● DATASET CONTENT:
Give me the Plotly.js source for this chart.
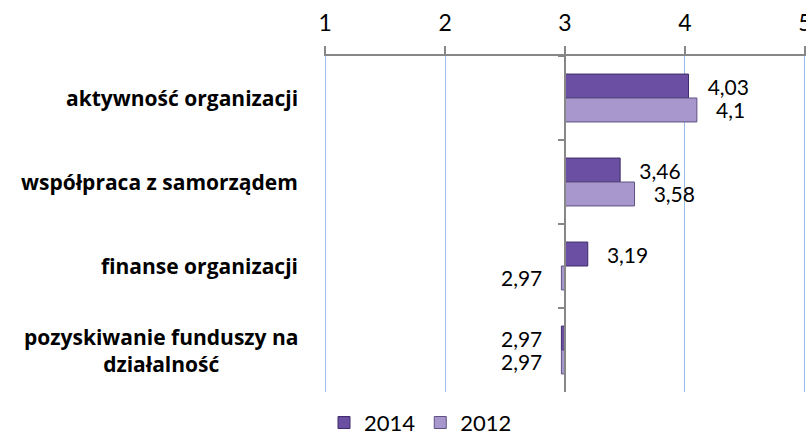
<!DOCTYPE html>
<html>
<head>
<meta charset="utf-8">
<script src="https://cdn.plot.ly/plotly-3.0.1.min.js"></script>
<style>html,body{margin:0;padding:0;background:#fff;}#chart{width:806px;height:440px;}</style>
</head>
<body>
<div id="chart"></div>
<script>
const categories = ["aktywność organizacji", "współpraca z samorządem", "finanse organizacji", "pozyskiwanie funduszy na<br>działalność"];
const values2014 = [4.03, 3.46, 3.19, 2.97];
const values2012 = [4.1, 3.58, 2.97, 2.97];
const baseValue = 3;
const xTicks = [1, 2, 3, 4, 5];
const seriesNames = ["2014", "2012"];

const FONT = "Lato, 'Liberation Sans', sans-serif";
const BOLDFONT = "'Open Sans', 'Liberation Sans', sans-serif";
const NB = "\u00a0";
function fmt(v) { return String(v).replace(".", ","); }
function labels(vals) {
  return vals.map(v => v >= baseValue ? NB.repeat(3) + fmt(v) : fmt(v) + NB.repeat(3));
}
const catIds = categories.map((c, i) => "c" + i);

function makeTrace(name, vals, color, line) {
  return {
    type: "bar",
    orientation: "h",
    name: name,
    y: catIds,
    x: vals.map(v => v - baseValue),
    base: baseValue,
    text: labels(vals),
    textposition: "outside",
    textfont: {family: FONT, size: 21, color: "#000"},
    constraintext: "none",
    cliponaxis: false,
    hoverinfo: "skip",
    marker: {color: color, line: {color: line, width: 1}}
  };
}

const data = [
  makeTrace(seriesNames[0], values2014, "#6b4fa3", "#3e2c68"),
  makeTrace(seriesNames[1], values2012, "#a797cc", "#5f5183")
];

const annotations = categories.map((c, i) => ({
  xref: "paper", yref: "y", x: 0, y: catIds[i], xanchor: "right", yanchor: "middle",
  xshift: -24, text: "<b>" + c.replace("<br>", "</b><br><b>") + "</b>", showarrow: false, align: "center",
  font: {family: BOLDFONT, size: 21, color: "#000"}
}));

const layout = {
  width: 806, height: 440,
  margin: {l: 324, r: 0, t: 56, b: 48, autoexpand: false},
  paper_bgcolor: "#fff", plot_bgcolor: "#fff",
  barmode: "group", bargap: 0.43, bargroupgap: 0,
  showlegend: true,
  legend: {orientation: "h", xref: "paper", x: 0.0, xanchor: "left",
    yref: "container", y: 0.087, yanchor: "top",
    font: {family: FONT, size: 22, color: "#000"},
    itemwidth: 30, traceorder: "normal"},
  xaxis: {
    side: "top", range: [0.99, 5.01], tickvals: xTicks, ticktext: xTicks.map(String),
    ticklabeloverflow: "allow",
    showgrid: true, gridcolor: "#9fbde9", gridwidth: 1,
    showline: true, linecolor: "#878787", linewidth: 2,
    ticks: "outside", ticklen: 8, tickcolor: "#878787", tickwidth: 2,
    tickfont: {family: FONT, size: 23, color: "#000"},
    ticklabelstandoff: 6,
    zeroline: false, fixedrange: true
  },
  yaxis: {
    type: "category", autorange: "reversed",
    anchor: "free", position: 0.5,
    showline: true, linecolor: "#878787", linewidth: 2,
    ticks: "outside", tickson: "boundaries", ticklen: 6, tickcolor: "#878787", tickwidth: 2,
    showticklabels: false, showgrid: false, zeroline: false, fixedrange: true
  },
  annotations: annotations
};

Plotly.newPlot("chart", data, layout, {displayModeBar: false, staticPlot: true});
</script>
</body>
</html>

● YOUR TASK: Copy out the data above exactly, except the pictures.

● COMPLETE RESPONSE:
Give me the Plotly.js source for this chart.
<!DOCTYPE html>
<html>
<head>
<meta charset="utf-8">
<script src="https://cdn.plot.ly/plotly-3.0.1.min.js"></script>
<style>html,body{margin:0;padding:0;background:#fff;}#chart{width:806px;height:440px;}</style>
</head>
<body>
<div id="chart"></div>
<script>
const categories = ["aktywność organizacji", "współpraca z samorządem", "finanse organizacji", "pozyskiwanie funduszy na<br>działalność"];
const values2014 = [4.03, 3.46, 3.19, 2.97];
const values2012 = [4.1, 3.58, 2.97, 2.97];
const baseValue = 3;
const xTicks = [1, 2, 3, 4, 5];
const seriesNames = ["2014", "2012"];

const FONT = "Lato, 'Liberation Sans', sans-serif";
const BOLDFONT = "'Open Sans', 'Liberation Sans', sans-serif";
const NB = "\u00a0";
function fmt(v) { return String(v).replace(".", ","); }
function labels(vals) {
  return vals.map(v => v >= baseValue ? NB.repeat(3) + fmt(v) : fmt(v) + NB.repeat(3));
}
const catIds = categories.map((c, i) => "c" + i);

function makeTrace(name, vals, color, line) {
  return {
    type: "bar",
    orientation: "h",
    name: name,
    y: catIds,
    x: vals.map(v => v - baseValue),
    base: baseValue,
    text: labels(vals),
    textposition: "outside",
    textfont: {family: FONT, size: 21, color: "#000"},
    constraintext: "none",
    cliponaxis: false,
    hoverinfo: "skip",
    marker: {color: color, line: {color: line, width: 1}}
  };
}

const data = [
  makeTrace(seriesNames[0], values2014, "#6b4fa3", "#3e2c68"),
  makeTrace(seriesNames[1], values2012, "#a797cc", "#5f5183")
];

const annotations = categories.map((c, i) => ({
  xref: "paper", yref: "y", x: 0, y: catIds[i], xanchor: "right", yanchor: "middle",
  xshift: -24, text: "<b>" + c.replace("<br>", "</b><br><b>") + "</b>", showarrow: false, align: "center",
  font: {family: BOLDFONT, size: 21, color: "#000"}
}));

const layout = {
  width: 806, height: 440,
  margin: {l: 324, r: 0, t: 56, b: 48, autoexpand: false},
  paper_bgcolor: "#fff", plot_bgcolor: "#fff",
  barmode: "group", bargap: 0.43, bargroupgap: 0,
  showlegend: true,
  legend: {orientation: "h", xref: "paper", x: 0.0, xanchor: "left",
    yref: "container", y: 0.087, yanchor: "top",
    font: {family: FONT, size: 22, color: "#000"},
    itemwidth: 30, traceorder: "normal"},
  xaxis: {
    side: "top", range: [0.99, 5.01], tickvals: xTicks, ticktext: xTicks.map(String),
    ticklabeloverflow: "allow",
    showgrid: true, gridcolor: "#9fbde9", gridwidth: 1,
    showline: true, linecolor: "#878787", linewidth: 2,
    ticks: "outside", ticklen: 8, tickcolor: "#878787", tickwidth: 2,
    tickfont: {family: FONT, size: 23, color: "#000"},
    ticklabelstandoff: 6,
    zeroline: false, fixedrange: true
  },
  yaxis: {
    type: "category", autorange: "reversed",
    anchor: "free", position: 0.5,
    showline: true, linecolor: "#878787", linewidth: 2,
    ticks: "outside", tickson: "boundaries", ticklen: 6, tickcolor: "#878787", tickwidth: 2,
    showticklabels: false, showgrid: false, zeroline: false, fixedrange: true
  },
  annotations: annotations
};

Plotly.newPlot("chart", data, layout, {displayModeBar: false, staticPlot: true});
</script>
</body>
</html>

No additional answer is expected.